Two weeks ago, Obama made waves in his State of the Union address when he called for raising the dropout age and requiring all students across the country to stay in school until they’re 18. One big solution to our educational crisis, he explained, is to simply not let kids drop out. (Or at least to make it more difficult for them to do so.)
If only it were that easy.
Obama may end up ratcheting up the pressure to water down the standards to which all students are held.
The truth of the matter is, we have yet to develop an education system that keeps students in schools, that holds them accountable to rigorous standards, and that helps them meet those ambitious goals. Therefore, by putting the focus on staying in school longer, without dealing with the very real challenge of how you ensure that the time spent in school is meaningful, Obama may end up ratcheting up the pressure to water down the standards to which all students are held.
This is a truth that Al Shanker recognized two decades ago. In the 1990 National Governors Association meeting, Shanker explained:
…if we had outstanding teachers and if we were to require students to take a tough curriculum, and if we were to give them homework to do and make sure that they did the homework, and if we didn't promote any student unless the student learned what he or she was supposed to, or graduate them, we would have schools just like the ones that I went to in 1939, '40, '41, about that time in New York City.

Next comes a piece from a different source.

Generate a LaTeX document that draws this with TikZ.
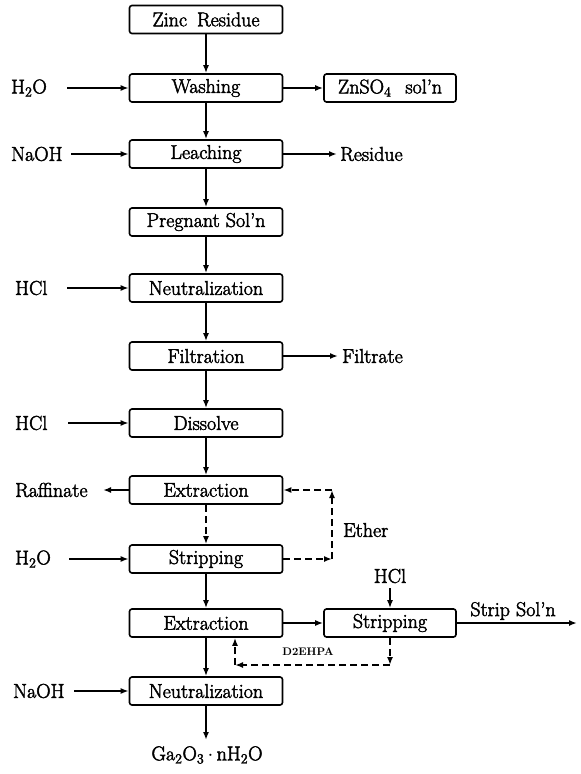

And there were schools like that all across the country. We had wonderful teachers during the Great Depression, and after that. And we had a tough curriculum. We also had a 76 percent dropout rate in this country…Basically kids started staying in school when we promised them sort of an easy ticket, so we had a school system with a high dropout rate that was [had] quality standards, then we moved to one which had lower standards and kept everybody in.
And therein lies the rub. In this country, we have an education seesaw. Essentially, if you sit on one end, push standards higher, and require all students to master a shared set of sufficiently rigorous standards, the dropout rate goes up. If you sit on the other end and focus on ensuring that we keep as many kids in school for as long as possible, the standards to which those students are held go down.

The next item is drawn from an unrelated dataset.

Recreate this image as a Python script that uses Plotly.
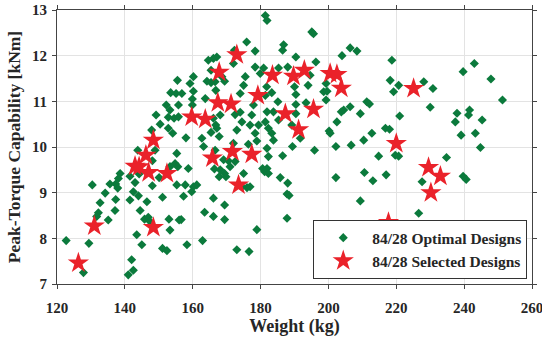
import plotly.graph_objects as go

# 84/28 Optimal Designs (green diamonds): weight (kg), peak torque (kNm)
opt_weight = [
    122.7, 127.8,
    155.5, 153.5, 155.1, 152.2, 155.8, 153.3, 149.2, 152.8, 154.5, 155.8, 150.4, 152.8, 154.1, 147.9,
    143.8, 148.9, 148.1, 155.3, 154.8, 153.3, 138.6, 138.1, 141.5, 144.2, 150.1, 143.0, 148.1, 155.3,
    130.4, 135.6, 137.3, 137.9, 134.2, 137.3, 132.7, 132.2, 131.7, 135.1, 137.1, 141.5, 142.5, 144.0,
    146.5, 151.1, 144.5, 145.8, 146.9, 147.4, 153.0, 156.0, 153.3, 143.5, 145.0, 151.1, 152.4, 142.0,
    142.5, 141.0, 129.4, 155.6,
    181.4, 181.9, 175.9, 178.4, 172.3, 167.1, 166.1, 164.6, 165.4, 172.0, 178.4, 180.9, 179.9, 175.5,
    175.0, 174.0, 169.4, 168.6, 164.2, 165.4, 166.8, 166.6, 160.2, 159.2, 160.2, 156.8, 159.9, 159.9,
    163.7, 181.8, 181.4, 177.9, 172.5, 174.0, 174.5, 173.0, 177.4, 176.9, 178.4, 179.4, 181.4, 182.3,
    168.1, 166.8, 167.1, 165.4, 167.8, 166.1, 158.0, 162.7, 163.2, 166.6, 172.0, 176.4, 178.9, 158.7,
    166.4, 168.1, 167.8, 169.4, 169.8, 169.1, 170.5, 172.5, 171.0, 175.0, 180.6, 181.2, 157.8, 159.7,
    160.2, 161.2, 157.3, 174.5, 176.0, 176.9, 166.1, 169.4, 163.5, 166.1, 169.4, 156.6, 178.9, 162.9,
    158.3, 173.0, 176.6,
    195.1, 195.6, 186.8, 186.5, 190.4, 196.3, 206.4, 208.4, 204.0, 185.3, 188.0, 194.6, 190.0, 194.0,
    199.3, 198.6, 199.6, 190.4, 183.3, 185.1, 193.4, 199.3, 190.4, 183.8, 181.9, 190.4, 185.3, 189.2,
    206.4, 204.5, 203.8, 202.5, 200.2, 200.5, 209.4, 183.3, 183.8, 181.9, 182.3, 186.5, 189.4, 191.7,
    195.9, 202.2, 206.7, 181.9, 182.3, 185.8, 188.0, 187.8, 188.4, 202.2, 187.8, 209.4,
    218.7, 218.2, 220.7, 219.2, 211.3, 212.1, 221.0, 216.8, 218.0, 212.8, 210.4,
    210.6, 213.1, 214.8, 217.0, 219.7, 220.7, 226.6, 215.8,
    228.1, 230.8, 230.0, 239.7, 243.0, 247.9, 251.3, 237.9, 237.4, 241.6, 241.3, 245.3, 239.1, 243.3, 244.8,
    234.8, 227.6, 239.7, 240.6,
]
opt_torque = [
    7.95, 7.25,
    11.46, 11.19, 11.17, 10.92, 10.92, 10.81, 10.70, 10.65, 10.63, 10.66, 10.50, 10.41, 10.30, 10.37,
    9.93, 9.93, 9.70, 9.86, 9.64, 9.57, 9.42, 9.31, 9.36, 9.41, 9.33, 9.22, 9.15, 9.17,
    9.17, 9.19, 9.19, 9.10, 8.99, 8.85, 8.78, 8.56, 8.48, 8.40, 8.61, 8.84, 9.02, 8.93,
    8.80, 8.90, 8.61, 8.42, 8.46, 8.37, 8.42, 8.40, 8.18, 8.08, 7.86, 7.78, 7.73, 7.53,
    7.30, 7.20, 7.89, 9.57,
    12.88, 12.77, 12.30, 12.10, 12.12, 11.97, 11.94, 11.90, 11.68, 11.83, 11.75, 11.73, 11.61, 11.54,
    11.35, 11.17, 11.44, 11.54, 11.44, 11.41, 11.24, 11.43, 11.54, 11.39, 11.22, 11.17, 11.05, 10.92,
    11.06, 11.32, 11.13, 10.92, 10.71, 10.76, 10.55, 10.37, 10.70, 10.48, 10.30, 10.48, 10.55, 10.41,
    10.70, 10.48, 10.41, 10.32, 10.23, 10.63, 10.20, 10.19, 10.01, 9.93, 10.08, 10.06, 10.13, 9.53,
    9.52, 9.50, 9.35, 9.42, 9.35, 9.72, 9.70, 9.68, 9.57, 9.42, 9.53, 9.46, 9.17, 9.02,
    9.13, 9.17, 8.92, 9.13, 9.11, 9.13, 8.88, 8.73, 8.57, 8.48, 8.41, 8.41, 8.19, 7.95,
    7.86, 7.75, 7.71,
    12.52, 12.48, 12.24, 12.12, 11.97, 11.86, 12.17, 12.10, 12.00, 11.73, 11.75, 11.57, 11.32, 11.35,
    11.39, 11.21, 11.22, 11.15, 11.19, 10.99, 10.97, 11.03, 10.93, 10.77, 10.77, 10.73, 10.59, 10.48,
    10.88, 10.81, 10.77, 10.55, 10.35, 10.30, 10.73, 10.30, 10.15, 9.97, 9.79, 9.81, 10.01, 10.19,
    9.93, 10.01, 10.04, 9.53, 9.42, 9.33, 9.21, 8.97, 8.94, 9.33, 8.44, 8.82,
    11.90, 11.46, 11.35, 11.21, 10.99, 10.94, 10.68, 10.41, 10.39, 10.30, 10.15,
    9.44, 9.26, 9.80, 9.39, 9.82, 9.80, 8.55, 8.00,
    11.43, 11.28, 10.87, 11.65, 11.83, 11.49, 11.03, 10.74, 10.55, 10.81, 10.70, 10.59, 10.26, 10.30, 9.99,
    9.77, 9.24, 9.36, 9.29,
]

# 84/28 Selected Designs (red stars)
sel_weight = [
    126.3, 131.0, 143.0, 144.2, 146.2, 147.0, 148.4, 148.4, 152.4, 159.7, 163.7, 165.8, 167.4, 167.8,
    171.3, 171.7, 173.0, 173.5, 177.4, 179.2, 183.5, 187.3, 189.7, 191.2, 192.9, 195.6, 200.5, 202.5,
    203.8, 217.7, 220.0, 225.1, 229.5, 230.2, 233.0,
]
sel_torque = [
    7.46, 8.27, 9.58, 9.57, 9.82, 9.44, 10.15, 8.24, 9.42, 10.66, 10.61, 9.76, 10.97, 11.64,
    10.94, 9.90, 12.02, 9.17, 9.84, 11.13, 11.57, 10.73, 11.55, 10.38, 11.68, 10.83, 11.61, 11.59,
    11.29, 8.35, 10.08, 11.28, 9.55, 9.00, 9.36,
]

x_ticks = [120, 140, 160, 180, 200, 220, 240, 260]
y_ticks = [7, 8, 9, 10, 11, 12, 13]

FONT = "Liberation Serif, Times New Roman, serif"
TXT = "#262626"

fig = go.Figure()
fig.add_trace(go.Scatter(
    x=opt_weight, y=opt_torque, mode="markers", name="84/28 Optimal Designs",
    marker=dict(symbol="diamond", size=7, color="#0b7a3c", line=dict(width=0)),
))
fig.add_trace(go.Scatter(
    x=sel_weight, y=sel_torque, mode="markers", name="84/28 Selected Designs",
    marker=dict(symbol="star", size=16, color="#ea222a", line=dict(width=0)),
))

axis_common = dict(
    showgrid=True, gridcolor="#e3e3e3", gridwidth=1,
    showline=True, linecolor="#444444", linewidth=1, mirror="ticks",
    ticks="outside", ticklen=4, tickcolor="#444444", zeroline=False,
    ticklabeloverflow="allow",
    tickfont=dict(family=FONT, size=15, color=TXT, weight="bold"),
)
fig.update_xaxes(
    range=[120, 260], tickvals=x_ticks, ticktext=[str(v) for v in x_ticks],
    ticklabelstandoff=6,
    title=dict(text="Weight (kg)", font=dict(family=FONT, size=18, color=TXT, weight="bold"), standoff=4),
    **axis_common,
)
fig.update_yaxes(
    range=[7, 13], tickvals=y_ticks, ticktext=[str(v) for v in y_ticks],
    ticklabelstandoff=2,
    title=dict(text="Peak-Torque Capability [kNm]", font=dict(family=FONT, size=17.5, color=TXT, weight="bold"), standoff=6),
    **axis_common,
)
fig.update_layout(
    width=542, height=344,
    margin=dict(l=57, r=10, t=10, b=60, autoexpand=False),
    paper_bgcolor="white", plot_bgcolor="white",
    showlegend=True,
    legend=dict(
        x=0.99, y=0.018, xanchor="right", yanchor="bottom",
        bgcolor="white", bordercolor="#333333", borderwidth=1,
        font=dict(family=FONT, size=15.5, color=TXT, weight="bold"),
        tracegroupgap=0, itemsizing="trace", itemwidth=48,
    ),
)
fig.write_html("out.html", config={"displayModeBar": False})

# remove the default page margin so the figure sits at the window's top-left corner
with open("out.html", "r", encoding="utf-8") as f:
    html = f.read()
html = html.replace("<head>", "<head><style>html,body{margin:0;padding:0;overflow:hidden;}</style>", 1)
with open("out.html", "w", encoding="utf-8") as f:
    f.write(html)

This watering down of the standards can take many forms—states can loosen course requirements, weaken standards, set inappropriately low proficiency cut scores, or some combination of the three. (In fact, too many states did exactly that to comply with the mandates thrust upon them by NCLB.)
There is no easy answer. But if education leaders—Obama among them—are serious about tackling this challenge, we need to call out this tension far more directly. And, as states work to implement the Common Core, they need to develop a plan to tackle it head on. And asking students to stay in school longer isn’t a sustainable response. Because we’ve watered down the value of a high school diploma, we now tell kids they need some college, if not a four-year degree. Will our next plan be to mandate that students go to school until they’re 21? And, if so, what will our response be when the value of a college degree has been diluted and diminished to the point that it is worth only as much as a high school diploma?
In the end, raising the dropout age may get more kids to stay in school, but it won’t meaningfully increase the number of students ready to succeed after graduation. The only way to do that is to ensure that students graduate having learned the essential knowledge and skills they need to succeed.